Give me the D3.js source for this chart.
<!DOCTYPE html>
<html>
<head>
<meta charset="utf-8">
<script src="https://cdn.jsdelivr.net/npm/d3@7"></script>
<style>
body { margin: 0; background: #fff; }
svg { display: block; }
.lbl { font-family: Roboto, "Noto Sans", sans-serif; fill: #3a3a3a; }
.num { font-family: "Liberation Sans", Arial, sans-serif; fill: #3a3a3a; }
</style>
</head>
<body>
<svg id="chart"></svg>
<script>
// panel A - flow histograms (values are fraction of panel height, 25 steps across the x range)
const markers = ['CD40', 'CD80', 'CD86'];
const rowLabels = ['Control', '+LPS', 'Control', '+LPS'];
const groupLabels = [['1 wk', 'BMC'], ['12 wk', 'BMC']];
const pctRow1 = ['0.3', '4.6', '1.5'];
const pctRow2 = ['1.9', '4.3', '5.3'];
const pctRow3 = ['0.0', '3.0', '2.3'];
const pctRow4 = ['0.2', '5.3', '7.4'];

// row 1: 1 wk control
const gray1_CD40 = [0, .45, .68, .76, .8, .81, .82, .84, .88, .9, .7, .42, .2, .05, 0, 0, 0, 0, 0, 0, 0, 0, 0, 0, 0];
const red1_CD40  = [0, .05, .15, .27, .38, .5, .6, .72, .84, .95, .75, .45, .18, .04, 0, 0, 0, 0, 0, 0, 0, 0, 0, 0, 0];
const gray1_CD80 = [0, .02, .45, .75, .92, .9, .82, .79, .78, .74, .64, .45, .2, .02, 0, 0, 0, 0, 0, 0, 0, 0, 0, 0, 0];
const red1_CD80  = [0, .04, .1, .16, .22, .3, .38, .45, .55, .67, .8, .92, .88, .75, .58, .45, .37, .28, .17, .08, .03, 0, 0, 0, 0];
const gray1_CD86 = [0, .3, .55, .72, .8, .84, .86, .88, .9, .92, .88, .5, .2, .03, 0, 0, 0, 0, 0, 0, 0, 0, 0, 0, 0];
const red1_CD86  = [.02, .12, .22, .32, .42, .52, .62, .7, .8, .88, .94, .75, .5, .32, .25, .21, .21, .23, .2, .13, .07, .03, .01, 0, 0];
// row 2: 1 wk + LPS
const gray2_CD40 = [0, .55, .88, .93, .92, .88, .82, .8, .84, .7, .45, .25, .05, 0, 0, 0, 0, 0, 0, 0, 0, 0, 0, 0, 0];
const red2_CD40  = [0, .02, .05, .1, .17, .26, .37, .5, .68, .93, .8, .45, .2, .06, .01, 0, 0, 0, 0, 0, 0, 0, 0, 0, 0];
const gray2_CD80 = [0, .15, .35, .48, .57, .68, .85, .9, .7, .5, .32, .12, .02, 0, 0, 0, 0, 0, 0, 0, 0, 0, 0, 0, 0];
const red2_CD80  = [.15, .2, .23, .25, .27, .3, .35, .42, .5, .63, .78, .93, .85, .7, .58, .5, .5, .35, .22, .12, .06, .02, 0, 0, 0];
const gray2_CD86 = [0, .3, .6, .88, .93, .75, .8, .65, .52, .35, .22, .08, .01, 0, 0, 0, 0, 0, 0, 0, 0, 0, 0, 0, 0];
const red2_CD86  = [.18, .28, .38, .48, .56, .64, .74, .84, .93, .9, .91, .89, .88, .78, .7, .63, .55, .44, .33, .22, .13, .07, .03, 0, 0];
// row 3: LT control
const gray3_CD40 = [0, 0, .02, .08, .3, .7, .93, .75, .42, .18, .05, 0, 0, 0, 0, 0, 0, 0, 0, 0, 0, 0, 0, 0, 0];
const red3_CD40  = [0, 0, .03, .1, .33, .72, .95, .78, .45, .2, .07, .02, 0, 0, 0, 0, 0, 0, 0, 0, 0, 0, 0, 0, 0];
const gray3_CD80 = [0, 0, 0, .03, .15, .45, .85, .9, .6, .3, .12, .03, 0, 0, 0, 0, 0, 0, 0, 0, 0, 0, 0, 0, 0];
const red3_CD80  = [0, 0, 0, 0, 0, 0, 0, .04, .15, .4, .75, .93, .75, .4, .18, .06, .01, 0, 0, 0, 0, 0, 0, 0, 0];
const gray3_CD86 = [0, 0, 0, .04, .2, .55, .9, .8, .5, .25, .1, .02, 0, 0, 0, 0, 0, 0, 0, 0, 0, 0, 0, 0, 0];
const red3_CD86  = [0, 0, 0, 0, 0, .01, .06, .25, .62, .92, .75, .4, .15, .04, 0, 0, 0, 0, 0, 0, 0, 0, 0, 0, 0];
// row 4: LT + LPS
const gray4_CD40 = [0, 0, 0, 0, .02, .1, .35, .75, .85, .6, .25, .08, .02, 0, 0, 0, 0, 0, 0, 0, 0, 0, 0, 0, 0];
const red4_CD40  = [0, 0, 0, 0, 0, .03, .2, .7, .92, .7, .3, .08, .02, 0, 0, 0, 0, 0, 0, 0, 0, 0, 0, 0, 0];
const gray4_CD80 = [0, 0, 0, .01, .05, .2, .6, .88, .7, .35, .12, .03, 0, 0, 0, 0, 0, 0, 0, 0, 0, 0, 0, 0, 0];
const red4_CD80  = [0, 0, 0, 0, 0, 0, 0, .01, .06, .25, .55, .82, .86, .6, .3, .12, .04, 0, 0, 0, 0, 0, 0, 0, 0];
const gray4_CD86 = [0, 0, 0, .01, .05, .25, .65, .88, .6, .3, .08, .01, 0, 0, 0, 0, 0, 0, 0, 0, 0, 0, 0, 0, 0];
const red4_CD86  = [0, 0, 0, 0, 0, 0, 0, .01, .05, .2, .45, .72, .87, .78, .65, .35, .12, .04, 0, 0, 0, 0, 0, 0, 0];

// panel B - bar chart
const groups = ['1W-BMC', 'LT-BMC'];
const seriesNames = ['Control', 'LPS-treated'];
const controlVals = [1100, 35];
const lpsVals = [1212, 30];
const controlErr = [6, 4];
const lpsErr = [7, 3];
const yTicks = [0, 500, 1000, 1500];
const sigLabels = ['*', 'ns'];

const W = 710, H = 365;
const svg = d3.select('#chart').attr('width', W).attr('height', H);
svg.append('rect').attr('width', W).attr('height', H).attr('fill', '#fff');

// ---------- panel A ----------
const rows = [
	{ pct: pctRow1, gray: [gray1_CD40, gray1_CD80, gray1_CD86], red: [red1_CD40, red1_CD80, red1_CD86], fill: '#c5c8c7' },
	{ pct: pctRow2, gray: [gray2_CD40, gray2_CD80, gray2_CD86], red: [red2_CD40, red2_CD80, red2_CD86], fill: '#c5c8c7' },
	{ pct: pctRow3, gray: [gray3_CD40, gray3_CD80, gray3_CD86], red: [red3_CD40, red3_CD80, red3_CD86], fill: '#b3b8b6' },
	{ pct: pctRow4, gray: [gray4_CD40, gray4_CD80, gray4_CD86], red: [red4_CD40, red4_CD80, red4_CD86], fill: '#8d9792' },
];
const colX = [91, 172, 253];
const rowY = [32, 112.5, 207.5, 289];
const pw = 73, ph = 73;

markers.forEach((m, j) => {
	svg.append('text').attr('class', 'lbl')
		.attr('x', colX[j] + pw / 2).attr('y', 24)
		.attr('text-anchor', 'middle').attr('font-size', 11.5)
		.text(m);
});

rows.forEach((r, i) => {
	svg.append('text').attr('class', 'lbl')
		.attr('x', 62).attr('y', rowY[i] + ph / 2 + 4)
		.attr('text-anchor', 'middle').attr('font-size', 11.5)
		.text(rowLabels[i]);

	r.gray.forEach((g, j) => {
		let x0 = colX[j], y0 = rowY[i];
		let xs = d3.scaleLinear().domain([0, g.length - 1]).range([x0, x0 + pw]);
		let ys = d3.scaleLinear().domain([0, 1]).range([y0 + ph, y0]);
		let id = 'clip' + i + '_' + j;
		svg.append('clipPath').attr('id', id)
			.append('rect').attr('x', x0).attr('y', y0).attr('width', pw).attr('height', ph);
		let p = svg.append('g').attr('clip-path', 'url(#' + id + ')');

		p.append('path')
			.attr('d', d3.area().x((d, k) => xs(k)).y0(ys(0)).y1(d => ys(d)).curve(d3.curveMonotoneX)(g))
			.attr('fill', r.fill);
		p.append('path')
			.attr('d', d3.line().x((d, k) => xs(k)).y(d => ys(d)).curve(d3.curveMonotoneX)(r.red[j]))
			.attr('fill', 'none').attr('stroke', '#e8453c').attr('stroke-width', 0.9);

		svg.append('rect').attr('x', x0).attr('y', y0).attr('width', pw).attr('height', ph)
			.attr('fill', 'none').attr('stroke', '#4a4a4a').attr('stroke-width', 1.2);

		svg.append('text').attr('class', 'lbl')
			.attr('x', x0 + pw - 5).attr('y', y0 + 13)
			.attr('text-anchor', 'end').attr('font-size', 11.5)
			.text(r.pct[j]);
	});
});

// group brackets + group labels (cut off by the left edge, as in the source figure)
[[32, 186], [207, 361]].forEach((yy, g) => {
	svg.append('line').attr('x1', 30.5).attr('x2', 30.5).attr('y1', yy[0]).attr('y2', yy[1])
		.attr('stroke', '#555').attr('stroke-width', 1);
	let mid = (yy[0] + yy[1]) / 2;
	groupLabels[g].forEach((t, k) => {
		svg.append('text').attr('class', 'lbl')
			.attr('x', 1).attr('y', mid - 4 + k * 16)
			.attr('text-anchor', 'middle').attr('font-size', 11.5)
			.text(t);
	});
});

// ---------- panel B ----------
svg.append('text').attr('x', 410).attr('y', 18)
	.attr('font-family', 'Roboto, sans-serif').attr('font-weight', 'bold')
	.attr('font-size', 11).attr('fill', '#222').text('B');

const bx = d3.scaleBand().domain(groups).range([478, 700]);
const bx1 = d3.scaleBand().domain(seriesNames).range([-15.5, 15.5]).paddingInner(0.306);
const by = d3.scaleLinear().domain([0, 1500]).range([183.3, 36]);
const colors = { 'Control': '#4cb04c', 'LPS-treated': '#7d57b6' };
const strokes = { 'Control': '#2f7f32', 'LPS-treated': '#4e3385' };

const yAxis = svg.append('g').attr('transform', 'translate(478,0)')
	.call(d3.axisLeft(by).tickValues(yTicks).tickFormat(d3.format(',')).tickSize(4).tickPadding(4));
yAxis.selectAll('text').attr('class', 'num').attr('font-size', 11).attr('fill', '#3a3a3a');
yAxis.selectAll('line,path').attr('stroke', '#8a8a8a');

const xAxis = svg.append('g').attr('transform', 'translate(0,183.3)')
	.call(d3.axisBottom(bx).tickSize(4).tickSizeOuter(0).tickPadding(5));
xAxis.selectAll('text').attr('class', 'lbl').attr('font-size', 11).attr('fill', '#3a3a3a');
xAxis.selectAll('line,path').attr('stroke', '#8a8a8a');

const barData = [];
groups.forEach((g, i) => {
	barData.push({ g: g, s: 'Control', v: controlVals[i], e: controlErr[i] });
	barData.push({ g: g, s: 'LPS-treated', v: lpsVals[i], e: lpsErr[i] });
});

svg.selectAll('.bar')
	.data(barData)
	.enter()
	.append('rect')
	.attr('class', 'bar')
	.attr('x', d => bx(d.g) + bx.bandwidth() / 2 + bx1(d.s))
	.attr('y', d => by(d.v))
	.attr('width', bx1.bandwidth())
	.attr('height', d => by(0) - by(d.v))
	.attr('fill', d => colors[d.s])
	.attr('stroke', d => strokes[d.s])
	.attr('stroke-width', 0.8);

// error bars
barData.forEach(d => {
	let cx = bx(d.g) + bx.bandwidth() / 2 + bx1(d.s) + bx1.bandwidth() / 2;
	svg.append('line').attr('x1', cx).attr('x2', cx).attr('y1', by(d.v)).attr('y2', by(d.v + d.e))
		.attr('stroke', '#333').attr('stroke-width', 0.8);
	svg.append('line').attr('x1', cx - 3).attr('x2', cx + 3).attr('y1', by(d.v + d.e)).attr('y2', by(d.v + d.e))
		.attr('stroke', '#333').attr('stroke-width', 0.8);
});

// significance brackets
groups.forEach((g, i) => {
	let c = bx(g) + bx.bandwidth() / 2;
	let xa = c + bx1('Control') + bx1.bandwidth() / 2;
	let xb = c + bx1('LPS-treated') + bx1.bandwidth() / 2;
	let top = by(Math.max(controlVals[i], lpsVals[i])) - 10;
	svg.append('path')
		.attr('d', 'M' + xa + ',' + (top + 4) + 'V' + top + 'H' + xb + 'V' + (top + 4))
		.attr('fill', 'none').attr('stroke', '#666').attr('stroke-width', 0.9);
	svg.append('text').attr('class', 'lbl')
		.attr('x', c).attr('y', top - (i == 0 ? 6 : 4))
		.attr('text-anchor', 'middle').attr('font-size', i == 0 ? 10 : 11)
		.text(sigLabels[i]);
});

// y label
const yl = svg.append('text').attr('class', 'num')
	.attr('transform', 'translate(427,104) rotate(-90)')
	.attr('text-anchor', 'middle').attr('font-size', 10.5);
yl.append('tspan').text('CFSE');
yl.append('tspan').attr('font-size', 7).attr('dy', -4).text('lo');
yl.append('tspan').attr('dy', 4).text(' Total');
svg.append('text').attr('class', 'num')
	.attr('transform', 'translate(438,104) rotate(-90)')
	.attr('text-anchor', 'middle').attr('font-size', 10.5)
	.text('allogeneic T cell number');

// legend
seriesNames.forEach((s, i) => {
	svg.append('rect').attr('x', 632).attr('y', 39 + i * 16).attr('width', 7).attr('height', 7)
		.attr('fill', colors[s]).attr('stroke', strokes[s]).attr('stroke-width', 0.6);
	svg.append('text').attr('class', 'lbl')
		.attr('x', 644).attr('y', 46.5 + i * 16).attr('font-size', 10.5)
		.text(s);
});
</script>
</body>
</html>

▸ **AIM**: Everything from the first line of the data through the line containing "const pctRow4 = ['0.2', '5.3', '7.4'];" should be echoed exactly. Add nothing.

▸ **RESULT**:
Give me the D3.js source for this chart.
<!DOCTYPE html>
<html>
<head>
<meta charset="utf-8">
<script src="https://cdn.jsdelivr.net/npm/d3@7"></script>
<style>
body { margin: 0; background: #fff; }
svg { display: block; }
.lbl { font-family: Roboto, "Noto Sans", sans-serif; fill: #3a3a3a; }
.num { font-family: "Liberation Sans", Arial, sans-serif; fill: #3a3a3a; }
</style>
</head>
<body>
<svg id="chart"></svg>
<script>
// panel A - flow histograms (values are fraction of panel height, 25 steps across the x range)
const markers = ['CD40', 'CD80', 'CD86'];
const rowLabels = ['Control', '+LPS', 'Control', '+LPS'];
const groupLabels = [['1 wk', 'BMC'], ['12 wk', 'BMC']];
const pctRow1 = ['0.3', '4.6', '1.5'];
const pctRow2 = ['1.9', '4.3', '5.3'];
const pctRow3 = ['0.0', '3.0', '2.3'];
const pctRow4 = ['0.2', '5.3', '7.4'];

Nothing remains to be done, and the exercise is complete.